The crowd is a wildly heterogeneous mix, but they all look out of place in this enormous Martian version of Caesar’s Palace.
Terse jokes and beer bottles are going sideways around the room and the Del-Byzanteens hit the stage.
The first number is a slight blur, the instruments awash in a vast sea of undistilled sound. But things slowly crystallize and one after another the voices and instruments take on their own distinctive shapes.

The first to emerge clearly is James Nares, drummer, who plays an eclectic stand-up kit built around timbales. He’s playing fills, furls and rimshots in a highly decorative Latino style with the assured grace of someone who’s been a semi-professional drummer for much longer than four months. And four months is what it is, even if he has been rattling skins on whims in garages for years. And he’s also an accomplished guitarist, having served his time in everybody’s downtown ur-group, the Contortions.
His name on the street, however, is mostly based on his films. After collaborating with John Lurie on Men In Orbit and Hell Is You, he made the wildly acclaimed Rome 78, a rollicking pseudo epic that let various local gargoyles be themselves within sword-and-sandal conventions.
He then shifted gears with a serious video portrait of an IRA member, called No Japs At My Funeral after Lord Mountbatten’s famous fishing accident. He’s starting work on a major feature sometime in the fall.

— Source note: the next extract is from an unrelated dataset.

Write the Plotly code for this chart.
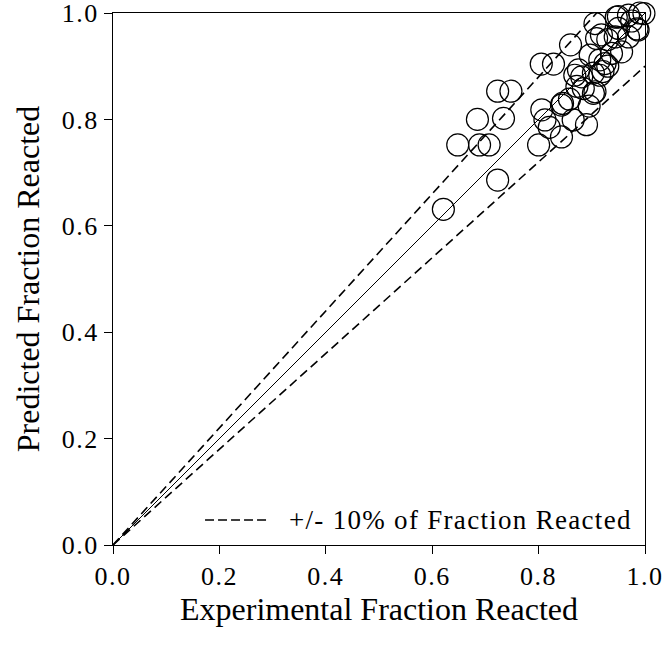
import plotly.graph_objects as go

# Experimental vs predicted fraction reacted
experimental = [0.621, 0.723, 0.648, 0.689, 0.707, 0.685, 0.734, 0.723, 0.748,
                0.805, 0.828, 0.860, 0.906, 0.950, 0.969, 0.990, 0.998, 0.950,
                0.944, 0.969, 0.987, 0.909, 0.930, 0.937, 0.956, 0.915, 0.903,
                0.921, 0.875, 0.881, 0.906, 0.806, 0.843, 0.865, 0.812, 0.800,
                0.843, 0.820, 0.903, 0.884, 0.868, 0.915, 0.890, 0.845, 0.897,
                0.930, 0.918, 0.946, 0.975, 0.985, 0.872, 0.858, 0.895, 0.925]
predicted = [0.631, 0.686, 0.752, 0.752, 0.752, 0.800, 0.802, 0.853, 0.853,
             0.904, 0.904, 0.940, 0.980, 0.993, 0.996, 1.000, 0.999, 0.971,
             0.955, 0.955, 0.968, 0.952, 0.950, 0.924, 0.927, 0.912, 0.887,
             0.890, 0.893, 0.880, 0.852, 0.818, 0.827, 0.799, 0.799, 0.752,
             0.767, 0.785, 0.849, 0.858, 0.883, 0.883, 0.790, 0.830, 0.921,
             0.900, 0.959, 0.992, 0.985, 0.970, 0.862, 0.838, 0.825, 0.905]

tick_vals = [0.0, 0.2, 0.4, 0.6, 0.8, 1.0]
tick_text = ["0.0", "0.2", "0.4", "0.6", "0.8", "1.0"]
legend_label = "+/- 10% of Fraction Reacted"

line_x = [0.0, 1.0]
upper_x = [0.0, 1.0 / 1.1]
serif = "Liberation Serif"


def spaced(text, px):
    """Wrap text in a span with extra letter spacing."""
    return f'<span style="letter-spacing:{px}px">{text}</span>'


fig = go.Figure()
# 1:1 line
fig.add_trace(go.Scatter(x=line_x, y=line_x, mode="lines",
                         line=dict(color="black", width=1), showlegend=False))
# +/- 10% bounds
fig.add_trace(go.Scatter(x=upper_x, y=[v * 1.1 for v in upper_x], mode="lines",
                         line=dict(color="black", width=1.6, dash="9px,5px"),
                         showlegend=False))
fig.add_trace(go.Scatter(x=line_x, y=[v * 0.9 for v in line_x], mode="lines",
                         line=dict(color="black", width=1.6, dash="9px,5px"),
                         showlegend=False))
fig.add_trace(go.Scatter(x=experimental, y=predicted, mode="markers",
                         cliponaxis=False,
                         marker=dict(size=22, color="rgba(255,255,255,0)",
                                     line=dict(color="black", width=1.2)),
                         showlegend=False))

# Legend key
fig.add_shape(type="line", xref="paper", yref="paper",
              x0=0.173, x1=0.295, y0=0.047, y1=0.047,
              line=dict(color="black", width=1.6, dash="9px,4px"))
fig.add_annotation(xref="paper", yref="paper", x=0.327, y=0.047,
                   xanchor="left", yanchor="middle", showarrow=False,
                   text=spaced(legend_label, 1.3),
                   font=dict(family=serif, size=27, color="black"))

axis_common = dict(range=[0, 1], tickvals=tick_vals,
                   ticktext=[spaced(t, 1.5) for t in tick_text],
                   showgrid=False, zeroline=False, showline=True,
                   linecolor="black", linewidth=1.2, mirror=True,
                   ticks="outside", ticklen=8, tickcolor="black",
                   automargin=False, ticklabeloverflow="allow",
                   tickfont=dict(family=serif, size=26, color="black"))

fig.update_layout(
    width=664, height=653,
    margin=dict(l=113, r=19, t=13, b=108),
    paper_bgcolor="white", plot_bgcolor="white",
    xaxis=dict(axis_common,
               title=dict(text="Experimental Fraction Reacted", standoff=2,
                          font=dict(family=serif, size=32, color="black"))),
    yaxis=dict(axis_common,
               title=dict(text="Predicted Fraction Reacted", standoff=12,
                          font=dict(family=serif, size=32, color="black"))),
)

fig.write_html("out.html")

The next resonance to detach itself from the general throb is that of Philippe Hagen’s bass, insisting a line around and against Nare’s broken fieldwork. Hagen, besides everything else, simply looks like a bass player. He’s got that skinny, stalking quality that makes for maximum symbiosis between man and long-necked guitar.
This is his third band and by now he’s checking out the frontiers of the instrument, getting down mathematically. Besides rehearsing with an as-yet veiled sideline band, he continues his work as a visual artist, doing most of the band’s posters and continuing his political street warfare with a succession of brilliant, anonymous posters that are rapidly torn down by both « collectors » and « angry citizens ».

Those oddly-shaped high-pitched coils of synthetic tone are emanating from Jim Jarmusch’s fingertips, maneuvering around two sets of keyboards. A tiny, weightless organ sits atop an older synthesizer, and Jarmusch is salting with one and bashing with the other, barely moving, concentrated.
Like Nares he is best known as a film maker. With a very successful first picture, Permanent Vacation, behind him—as well as a series of shorts—he is gearing his production company Cinesthesia for a September shooting of something called The Garden of Divorce. His films are moody, atmospheric, often unexpectedly funny, and tend to be about people set adrift in urban jungles.

When Phil Kline’s angular lead guitar is added, the Del-Byzanteens have resumed their rightful shape. Kline effortlessly plays anything a lead guitar can assume: lyrical, keening, bell-like, but most often understated and economical. This bespeaks years of experience on the notorious Ohio bar circuit, although accounting for only half his roots.
Kline is a remarkable if undiscovered composer of non-pop music. He has scored numerous films, most recently Sara Driver’s You Are Not I and works with a huge variety of elements to produce unclassifiable and totally accessible modern music that stands apart from the contemporary « serious music » slough.
So you get the idea that the Del-Byzanteens are not so much a unit as a set of intersections, and if the Del-Byzanteen intersection is a thriving thoroughfare, the feeder roads are highways of their own accord. No chance of gridlock here.